Now there are many reasons I would never live with someone before I get married and one is because I never want to have to beg or threaten my future husband to marry me. The second being, if you’re already living together than what is so special about getting married beside the title? There would be no honeymoon stage.

And yes, I have heard the arguments of people wanting to know the little quirks and such of your significant other, but let me tell you..I dated my ex for four years. After four years, and several weekends together, I knew his quirks. I knew he wasn’t a morning person, I knew he was lazy, messy, didn’t like to cook, was always hot when I was always cold, never took out the trash, etc, etc, etc. I think after a year or two of dating, you would know the quirks in a person, or else you really haven’t been dating that seriously.

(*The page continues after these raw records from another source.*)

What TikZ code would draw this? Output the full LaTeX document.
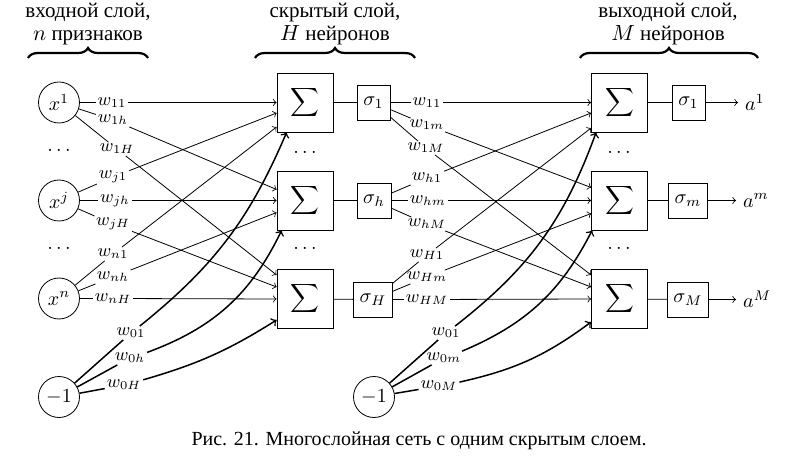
\documentclass[tikz,border=0pt]{standalone}
\usepackage{fontspec}
\newfontfamily\cyr{Liberation Serif}
\usetikzlibrary{decorations.pathreplacing}
\begin{document}
\begin{tikzpicture}[x=0.5pt,y=-0.5pt,
  neuron/.style={draw,circle,minimum size=20.5pt,inner sep=0pt},
  sumbox/.style={draw,minimum width=28pt,minimum height=29.5pt,inner sep=0pt,font=\fontsize{13}{15}\selectfont},
  actbox/.style={draw,minimum height=17.5pt,minimum width=16.5pt,inner sep=3pt},
  wlbl/.style={inner sep=0.8pt,font=\small},
  wire/.style={line width=0.4pt},
  arr/.style={wire,->},
  biasw/.style={line width=0.75pt},
  biasarr/.style={biasw,->},
  layerbrace/.style={decorate,decoration={brace,amplitude=5pt},line width=1.1pt},
  header/.style={align=center,font=\cyr\fontsize{10.5}{11.5}\selectfont}
]
\useasboundingbox (0,0) rectangle (785,464);

% ---------- layer headings ----------
\node[header] (hin)  at (88,24)  {входной слой,\\$n$ признаков};
\node[header] (hhid) at (335,24) {скрытый слой,\\$H$ нейронов};
\node[header] (hout) at (668,24) {выходной слой,\\$M$ нейронов};
\draw[layerbrace] (28,58) -- (148,58);
\draw[layerbrace] (255,58) -- (415,58);
\draw[layerbrace] (580,58) -- (758,58);

% ---------- input layer ----------
\node[neuron] (x1) at (59,102.5) {$x^1$};
\node[neuron] (xj) at (59,200.5) {$x^j$};
\node[neuron] (xn) at (59,298.5) {$x^n$};
\node[neuron] (b0) at (59,397) {$-1$};
\node (d1) at (59,150) {$\ldots$};
\node (d2) at (59,248) {$\ldots$};

% ---------- hidden layer ----------
\node[sumbox] (s1) at (305,102.5) {$\displaystyle\sum$};
\node[sumbox] (sh) at (305,200.5) {$\displaystyle\sum$};
\node[sumbox] (sH) at (305,299)   {$\displaystyle\sum$};
\node (d3) at (305,152) {$\ldots$};
\node (d4) at (305,248) {$\ldots$};
\node[actbox] (g1) at (373.5,102.5) {$\sigma_1$};
\node[actbox] (gh) at (374,200.5)   {$\sigma_h$};
\node[actbox] (gH) at (373,299.5)   {$\sigma_H$};
\node[neuron] (b1) at (374,397) {$-1$};

% ---------- output layer ----------
\node[sumbox] (o1) at (619.5,102.5) {$\displaystyle\sum$};
\node[sumbox] (om) at (619.5,200.5) {$\displaystyle\sum$};
\node[sumbox] (oM) at (619.5,299)   {$\displaystyle\sum$};
\node (d5) at (619,152) {$\ldots$};
\node (d6) at (619,248) {$\ldots$};
\node[actbox] (p1) at (688.5,102.5) {$\sigma_1$};
\node[actbox] (pm) at (688,200.5)   {$\sigma_m$};
\node[actbox] (pM) at (688,299.5)   {$\sigma_M$};
\node[anchor=west] (a1) at (738,102.5) {$a^1$};
\node[anchor=west] (am) at (736,200.5) {$a^m$};
\node[anchor=west] (aM) at (736,299.5) {$a^M$};

% ---------- weights, input -> hidden ----------
\node[wlbl] (w11) at (112,102.5) {$w_{11}$};
\node[wlbl] (w1h) at (113,120) {$w_{1h}$};
\node[wlbl] (w1H) at (117,149) {$w_{1H}$};
\node[wlbl] (wj1) at (113,177) {$w_{j1}$};
\node[wlbl] (wjh) at (115,200.5) {$w_{jh}$};
\node[wlbl] (wjH) at (113,224) {$w_{jH}$};
\node[wlbl] (wn1) at (113,254) {$w_{n1}$};
\node[wlbl] (wnh) at (113,277) {$w_{nh}$};
\node[wlbl] (wnH) at (113,298.5) {$w_{nH}$};
\node[wlbl] (w01) at (131,333) {$w_{01}$};
\node[wlbl] (w0h) at (130,358) {$w_{0h}$};
\node[wlbl] (w0H) at (124,385) {$w_{0H}$};

\draw[wire] (x1) -- (w11); \draw[arr] (w11) -- (s1.west);
\draw[wire] (x1) -- (w1h); \draw[arr] (w1h) -- ([yshift=5.5pt]sh.west);
\draw[wire] (x1) -- (w1H); \draw[arr] (w1H) -- ([yshift=12pt]sH.west);
\draw[wire] (xj) -- (wj1); \draw[arr] (wj1) -- ([yshift=-5.25pt]s1.west);
\draw[wire] (xj) -- (wjh); \draw[arr] (wjh) -- (sh.west);
\draw[wire] (xj) -- (wjH); \draw[arr] (wjH) -- ([yshift=6pt]sH.west);
\draw[wire] (xn) -- (wn1); \draw[arr] (wn1) -- ([yshift=-12.25pt]s1.west);
\draw[wire] (xn) -- (wnh); \draw[arr] (wnh) -- ([yshift=-6pt]sh.west);
\draw[wire] (xn) -- (wnH); \draw[arr] (wnH) -- (sH.west);

\draw[biasw] (b0) -- (w01); \draw[biasarr] (w01) to[bend right=14] ([xshift=5pt]s1.south west);
\draw[biasw] (b0) -- (w0h); \draw[biasarr] (w0h) to[bend right=22] ([xshift=2.5pt]sh.south west);
\draw[biasw] (b0) -- (w0H); \draw[biasarr] (w0H) to[bend right=8] ([yshift=-10.5pt]sH.west);

% ---------- sums -> activations ----------
\draw[wire] (s1) -- (g1);
\draw[wire] (sh) -- (gh);
\draw[wire] (sH) -- (gH);
\draw[wire] (o1) -- (p1);
\draw[wire] (om) -- (pm);
\draw[wire] (oM) -- (pM);

% ---------- weights, hidden -> output ----------
\node[wlbl] (v11) at (427,102.5) {$w_{11}$};
\node[wlbl] (v1m) at (427,125) {$w_{1m}$};
\node[wlbl] (v1M) at (426,148) {$w_{1M}$};
\node[wlbl] (vh1) at (427,178) {$w_{h1}$};
\node[wlbl] (vhm) at (428,200.5) {$w_{hm}$};
\node[wlbl] (vhM) at (427,224) {$w_{hM}$};
\node[wlbl] (vH1) at (427,255) {$w_{H1}$};
\node[wlbl] (vHm) at (427,277) {$w_{Hm}$};
\node[wlbl] (vHM) at (427,299.5) {$w_{HM}$};
\node[wlbl] (v01) at (446,333) {$w_{01}$};
\node[wlbl] (v0m) at (444,358) {$w_{0m}$};
\node[wlbl] (v0M) at (439,386) {$w_{0M}$};

\draw[wire] (g1) -- (v11); \draw[arr] (v11) -- (o1.west);
\draw[wire] (g1) -- (v1m); \draw[arr] (v1m) -- ([yshift=6.5pt]om.west);
\draw[wire] (g1) -- (v1M); \draw[arr] (v1M) -- ([yshift=12pt]oM.west);
\draw[wire] (gh) -- (vh1); \draw[arr] (vh1) -- ([yshift=-5.25pt]o1.west);
\draw[wire] (gh) -- (vhm); \draw[arr] (vhm) -- (om.west);
\draw[wire] (gh) -- (vhM); \draw[arr] (vhM) -- ([yshift=6pt]oM.west);
\draw[wire] (gH) -- (vH1); \draw[arr] (vH1) -- ([yshift=-12.75pt]o1.west);
\draw[wire] (gH) -- (vHm); \draw[arr] (vHm) -- ([yshift=-6.5pt]om.west);
\draw[wire] (gH) -- (vHM); \draw[arr] (vHM) -- (oM.west);

\draw[biasw] (b1) -- (v01); \draw[biasarr] (v01) to[bend right=16] ([xshift=2.5pt]o1.south west);
\draw[biasw] (b1) -- (v0m); \draw[biasarr] (v0m) to[bend right=20] ([xshift=0.5pt]om.south west);
\draw[biasw] (b1) -- (v0M); \draw[biasarr] (v0M) to[bend right=12] ([yshift=-11.5pt]oM.west);

% ---------- outputs ----------
\draw[arr] (p1) -- (a1);
\draw[arr] (pm) -- (am);
\draw[arr] (pM) -- (aM);

% ---------- caption ----------
\node[font=\cyr\fontsize{10}{12}\selectfont] (cap) at (419,441)
  {Рис. 21. Многослойная сеть с одним скрытым слоем.};
\end{tikzpicture}
\end{document}
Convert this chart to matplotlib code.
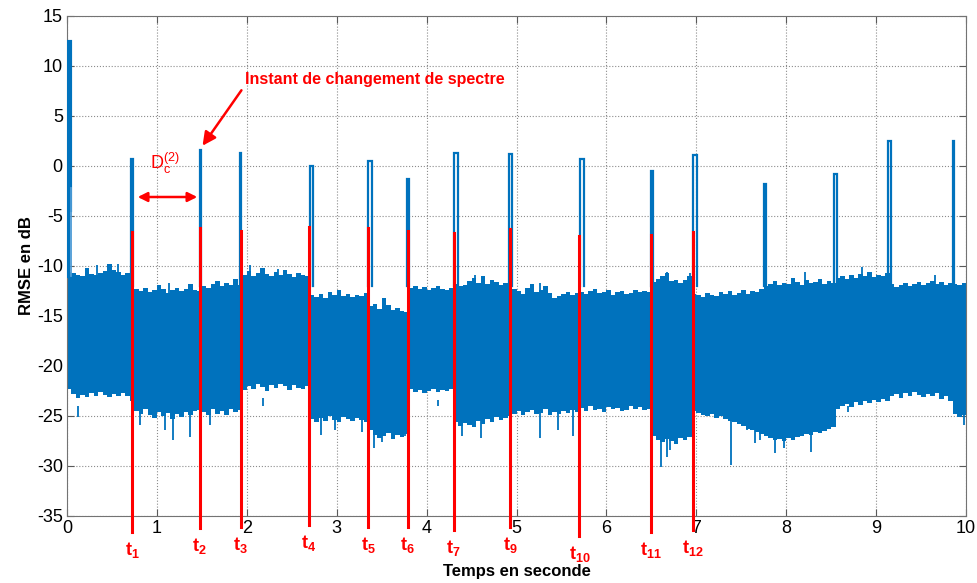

I’m not even relying on statistics to make my point. I’m just simply stating why I think it’s crazy and boring to live together before marriage. Sort of another excuse for guys to continue to string along girls they’re just not that into…and i think it’s speaks very low of us girls that we keep buying into that bullshit. If he doesn’t love you enough, respect you enough and care about you enough to marry you first, then why are you taking his crap?

I think couples who live together only after they’re married, go into it thinking, “ok it sucks that she does that but whatever it’s not that big of a deal and i better get used to it now because I’m going to be with her for the rest of my life,” rather than couples who live together before marriage and go into it thinking “wow, i can’t believe she does that, i don’t think i can live with that for the rest of my life, maybe this isn’t going to work.”

What do you think? Am I too old-fashioned?

7 Responses

  1. call me old fashion too, but i completely agree. after dating for 1-2 yrs, you would pretty much know all the quirks. one does not need to live together to learn if they are compatible. if u love the person, you will learn to accept the quirks and maybe one day find it cute. people are too afraid to commit. these “test runs” further encourage society that “if you’re not sure, then try it out. you can always bail.”

    it’s not so much that society has changed but more of how people are afraid. (i can go on more but i’ll spare you)

    • Wow you put everything I wanted to say in a much more concise post! I like knowing I’m not the only one who still wants to wait till after I’m married to move in with someone…

  2. we’re not alone. there are others out there, but we are in the minority

  3. Thanks for giving me another perspective on this. My BF asked me to move in with him last weekend and I told him not until we’re engaged. I’ve been second guessing myself ever since. I still think I’m going to move in but I’m going to wait a few months. He’s not ready for another marriage and honestly, if it were not to work out, I’d rather not deal with the legal issues. We’re both not the type to fight and bicker over possessions. I appreciate your honesty and openness in this post.

    • See, I don’t think what you’re saying is a bad idea. Because it sounds like you’re not going to be waiting around for him to propose and you’re realistic about the idea that it might not work out. If you’re okay with not getting married, then it sounds like a really good idea. Just don’t move in with the expectation that he’ll propose eventually. However, if you DO want to get married, then I would strongly encourage you to let this relationship go. You could be spending five years with Mr. Wrong, when you could have been searching those five years for Mr. Right.

  4. I was reading some of your posts and came across this one. And I totally agree and thought I was one of the few people in my age group that believe in this, I have one other friend that also feels this way but we’re a rare breed.

    If you’re moving in together, why not just get married? Throwing the same argument back to those who don’t believe in marriage, the biggest difference is that in one case it’s a marriage certificate and one’s without. No one is saying you have a huge hoopla of a wedding or anything. It’s what you make of it. Plus I like the idea of having my own place until I get married, a place that you call your own.

  5. I moved in with my boyfriend after only dating for six months, and it worked out very well. (Note: I had dated him before, though, many many moons ago.) But we already knew we’d work out pretty well. Our relationship before moving in together was great, though.

    It’s ridiculous to assume that when a relationship at its most basic, least complicated, least involved isn’t working, adding further responsibility, stress, involvement, complications, etc. will make the relationship better. If its broke, fix it or get rid of it. You can’t expect it to take on new functionalities when it can’t do what it’s supposed to to begin with!